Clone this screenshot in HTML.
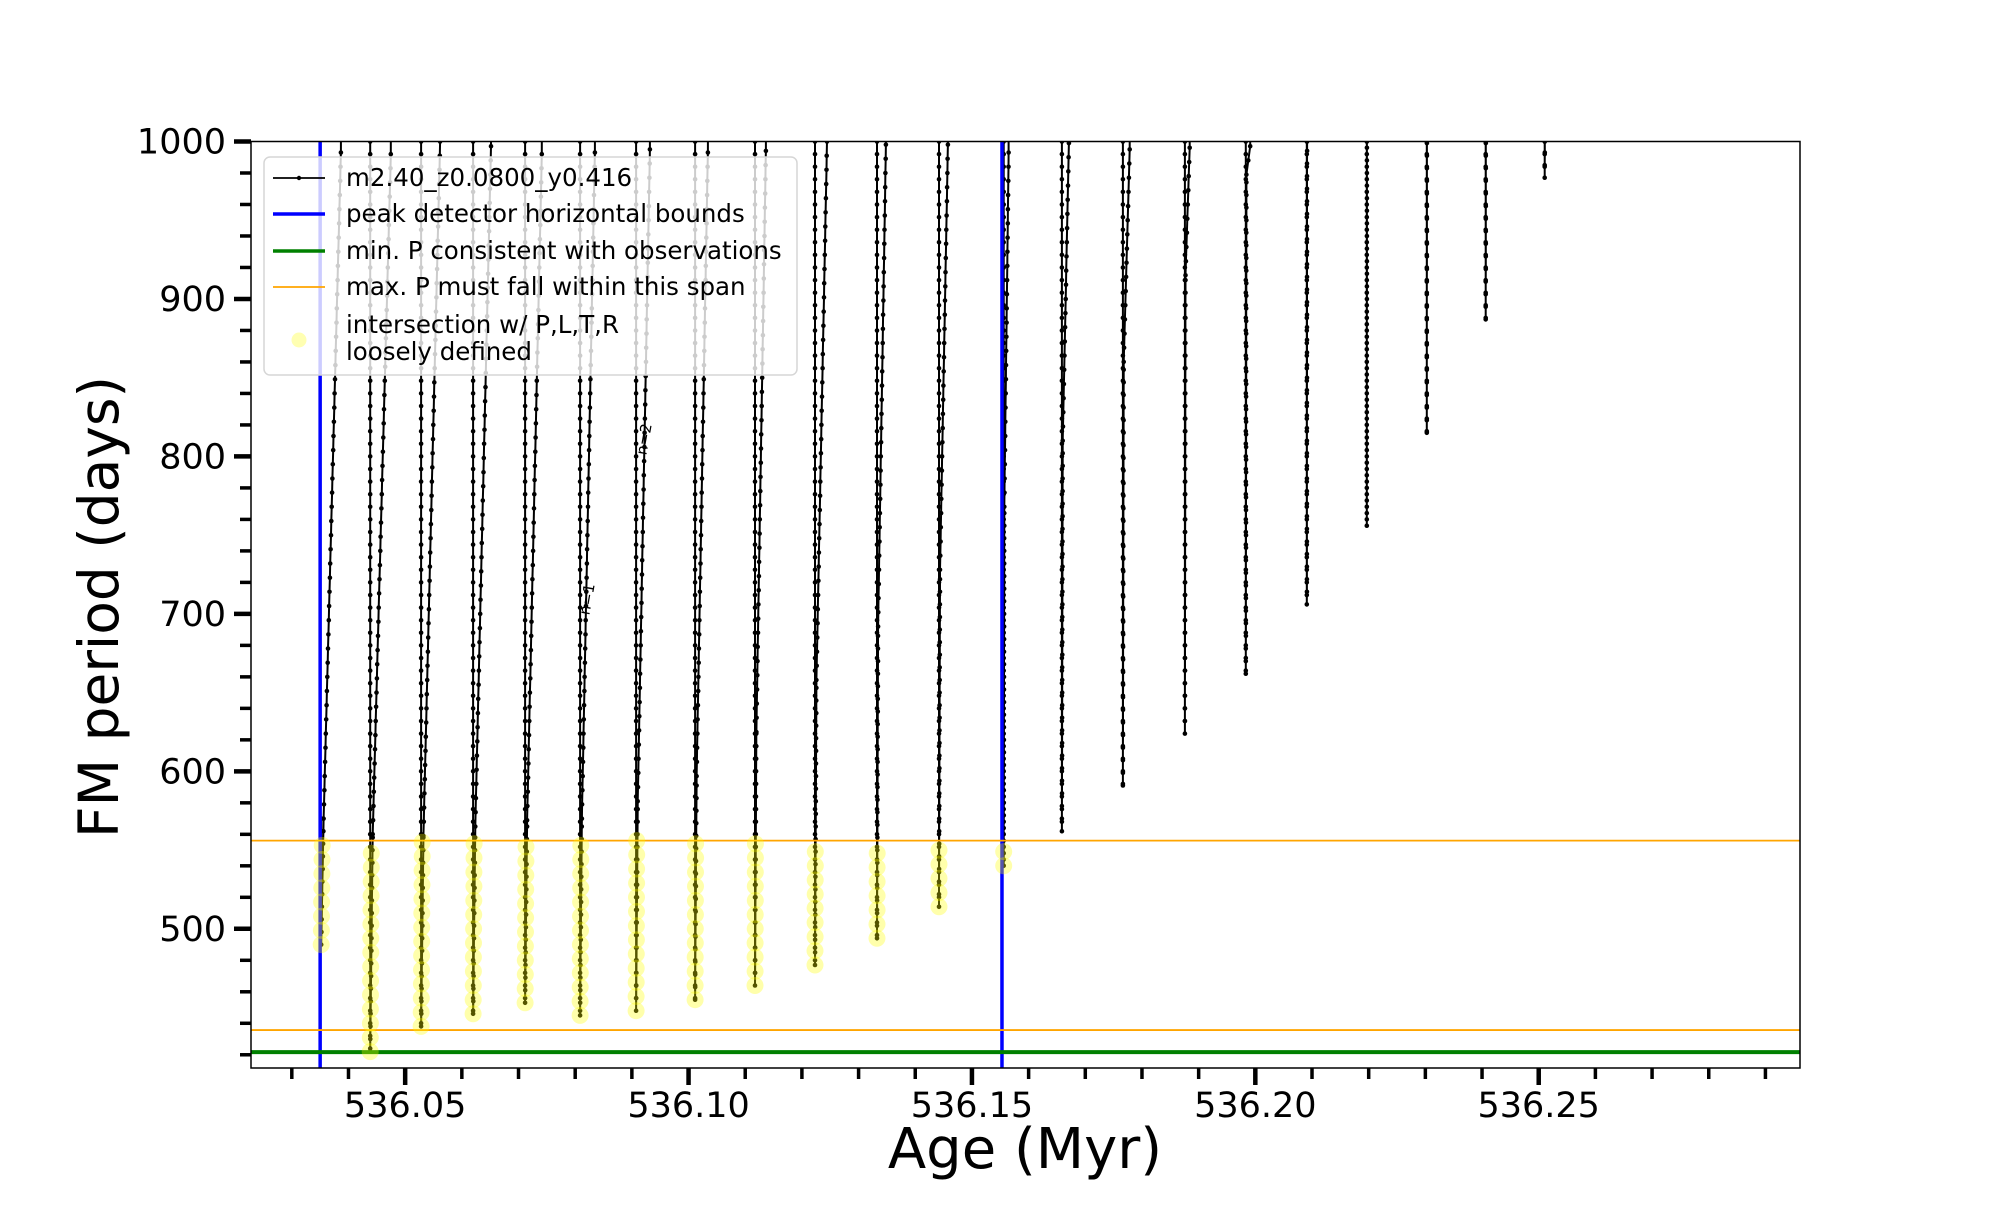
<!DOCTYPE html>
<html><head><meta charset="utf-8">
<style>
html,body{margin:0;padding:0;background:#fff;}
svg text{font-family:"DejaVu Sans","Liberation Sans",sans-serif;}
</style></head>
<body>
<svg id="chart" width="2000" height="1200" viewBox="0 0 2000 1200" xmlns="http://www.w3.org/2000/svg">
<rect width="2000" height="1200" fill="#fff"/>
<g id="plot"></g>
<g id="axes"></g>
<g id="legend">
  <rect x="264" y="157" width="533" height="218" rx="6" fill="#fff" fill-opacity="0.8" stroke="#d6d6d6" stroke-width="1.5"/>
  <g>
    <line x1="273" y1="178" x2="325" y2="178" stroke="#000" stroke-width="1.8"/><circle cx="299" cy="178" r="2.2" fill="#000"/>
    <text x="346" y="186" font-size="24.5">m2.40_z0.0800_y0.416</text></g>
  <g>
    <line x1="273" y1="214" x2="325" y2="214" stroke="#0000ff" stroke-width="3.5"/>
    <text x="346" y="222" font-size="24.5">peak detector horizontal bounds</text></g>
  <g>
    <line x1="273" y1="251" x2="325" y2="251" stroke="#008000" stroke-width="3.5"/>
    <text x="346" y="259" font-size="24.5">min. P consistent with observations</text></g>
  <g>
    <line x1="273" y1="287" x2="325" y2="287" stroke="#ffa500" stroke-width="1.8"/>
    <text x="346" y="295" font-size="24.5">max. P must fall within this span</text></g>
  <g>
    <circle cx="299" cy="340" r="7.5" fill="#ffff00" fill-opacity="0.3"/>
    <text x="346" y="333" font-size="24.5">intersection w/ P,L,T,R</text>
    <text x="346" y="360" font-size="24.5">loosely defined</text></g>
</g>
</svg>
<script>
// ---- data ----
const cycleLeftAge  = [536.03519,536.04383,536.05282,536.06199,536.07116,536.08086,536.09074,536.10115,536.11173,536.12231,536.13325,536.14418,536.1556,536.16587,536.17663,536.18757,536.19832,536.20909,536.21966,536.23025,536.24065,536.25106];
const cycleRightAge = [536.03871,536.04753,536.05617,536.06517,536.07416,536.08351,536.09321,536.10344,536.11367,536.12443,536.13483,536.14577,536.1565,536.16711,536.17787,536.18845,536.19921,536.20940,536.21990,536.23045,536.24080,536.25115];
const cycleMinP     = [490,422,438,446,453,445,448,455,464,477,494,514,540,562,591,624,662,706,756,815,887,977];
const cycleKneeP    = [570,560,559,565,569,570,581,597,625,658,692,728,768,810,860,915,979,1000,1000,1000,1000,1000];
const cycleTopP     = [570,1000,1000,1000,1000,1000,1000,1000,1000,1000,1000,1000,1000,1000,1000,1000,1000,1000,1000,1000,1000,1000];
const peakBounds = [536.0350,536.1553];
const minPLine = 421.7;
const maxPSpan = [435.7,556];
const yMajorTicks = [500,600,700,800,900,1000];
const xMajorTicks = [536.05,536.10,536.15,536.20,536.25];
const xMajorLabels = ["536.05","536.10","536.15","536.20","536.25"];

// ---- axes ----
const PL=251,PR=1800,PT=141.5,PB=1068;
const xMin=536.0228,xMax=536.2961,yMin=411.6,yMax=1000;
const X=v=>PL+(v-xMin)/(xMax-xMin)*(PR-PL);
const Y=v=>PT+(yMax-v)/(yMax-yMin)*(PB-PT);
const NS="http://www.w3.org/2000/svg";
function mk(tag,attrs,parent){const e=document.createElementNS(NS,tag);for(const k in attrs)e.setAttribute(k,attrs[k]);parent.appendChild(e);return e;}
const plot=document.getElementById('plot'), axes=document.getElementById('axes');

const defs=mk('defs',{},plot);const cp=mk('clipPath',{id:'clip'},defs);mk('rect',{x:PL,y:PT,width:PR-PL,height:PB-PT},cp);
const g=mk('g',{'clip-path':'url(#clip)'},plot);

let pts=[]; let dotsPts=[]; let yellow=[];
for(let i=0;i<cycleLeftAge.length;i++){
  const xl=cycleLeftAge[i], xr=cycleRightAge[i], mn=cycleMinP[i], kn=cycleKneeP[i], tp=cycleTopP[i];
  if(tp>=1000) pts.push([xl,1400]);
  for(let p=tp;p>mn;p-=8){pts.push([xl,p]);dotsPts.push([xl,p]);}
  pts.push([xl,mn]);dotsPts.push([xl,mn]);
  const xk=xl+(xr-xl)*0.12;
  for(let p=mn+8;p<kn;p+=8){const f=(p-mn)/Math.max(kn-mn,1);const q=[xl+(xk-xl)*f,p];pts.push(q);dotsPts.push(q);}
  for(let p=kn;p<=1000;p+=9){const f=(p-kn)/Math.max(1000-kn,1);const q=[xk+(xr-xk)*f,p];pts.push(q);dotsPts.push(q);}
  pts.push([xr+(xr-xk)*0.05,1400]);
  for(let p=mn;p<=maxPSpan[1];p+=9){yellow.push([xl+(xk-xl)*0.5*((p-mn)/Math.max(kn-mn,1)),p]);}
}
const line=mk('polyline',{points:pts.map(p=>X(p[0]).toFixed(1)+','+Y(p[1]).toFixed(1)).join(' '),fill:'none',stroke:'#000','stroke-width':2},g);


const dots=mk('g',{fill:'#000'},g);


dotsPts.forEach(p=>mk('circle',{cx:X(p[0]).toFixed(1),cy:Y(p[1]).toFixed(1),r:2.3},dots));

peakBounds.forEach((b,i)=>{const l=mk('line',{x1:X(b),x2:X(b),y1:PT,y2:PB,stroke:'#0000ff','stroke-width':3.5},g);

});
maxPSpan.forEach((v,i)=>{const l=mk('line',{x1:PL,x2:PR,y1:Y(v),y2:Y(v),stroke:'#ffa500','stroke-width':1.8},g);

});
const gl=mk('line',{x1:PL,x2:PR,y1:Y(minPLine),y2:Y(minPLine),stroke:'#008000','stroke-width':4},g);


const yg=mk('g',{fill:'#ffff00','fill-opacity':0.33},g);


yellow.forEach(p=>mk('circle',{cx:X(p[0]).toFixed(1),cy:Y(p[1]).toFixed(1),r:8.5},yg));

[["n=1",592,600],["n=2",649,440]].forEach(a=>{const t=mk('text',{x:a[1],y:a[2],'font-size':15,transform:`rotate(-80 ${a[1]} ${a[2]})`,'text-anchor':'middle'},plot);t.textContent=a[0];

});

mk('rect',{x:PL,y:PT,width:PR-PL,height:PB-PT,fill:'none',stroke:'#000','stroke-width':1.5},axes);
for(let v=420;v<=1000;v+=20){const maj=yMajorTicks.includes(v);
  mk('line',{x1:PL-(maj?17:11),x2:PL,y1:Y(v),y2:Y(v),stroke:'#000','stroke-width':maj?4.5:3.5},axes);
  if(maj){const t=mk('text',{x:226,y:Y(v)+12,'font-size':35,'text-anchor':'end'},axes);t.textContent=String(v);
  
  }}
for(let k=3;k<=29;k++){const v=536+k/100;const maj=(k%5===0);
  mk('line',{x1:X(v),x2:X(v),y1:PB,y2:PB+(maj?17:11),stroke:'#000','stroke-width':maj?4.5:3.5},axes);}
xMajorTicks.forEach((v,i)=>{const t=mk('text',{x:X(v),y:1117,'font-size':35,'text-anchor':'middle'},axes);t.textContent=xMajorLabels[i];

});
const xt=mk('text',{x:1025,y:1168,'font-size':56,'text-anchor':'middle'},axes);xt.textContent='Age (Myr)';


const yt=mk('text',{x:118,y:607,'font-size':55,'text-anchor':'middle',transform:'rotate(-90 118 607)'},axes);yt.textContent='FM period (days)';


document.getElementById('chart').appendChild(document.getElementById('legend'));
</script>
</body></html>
_____
**Aim**
Extract every line above containing the word "this".

**Worked solution**
Clone this screenshot in HTML.
    <text x="346" y="295" font-size="24.5">max. P must fall within this span</text></g>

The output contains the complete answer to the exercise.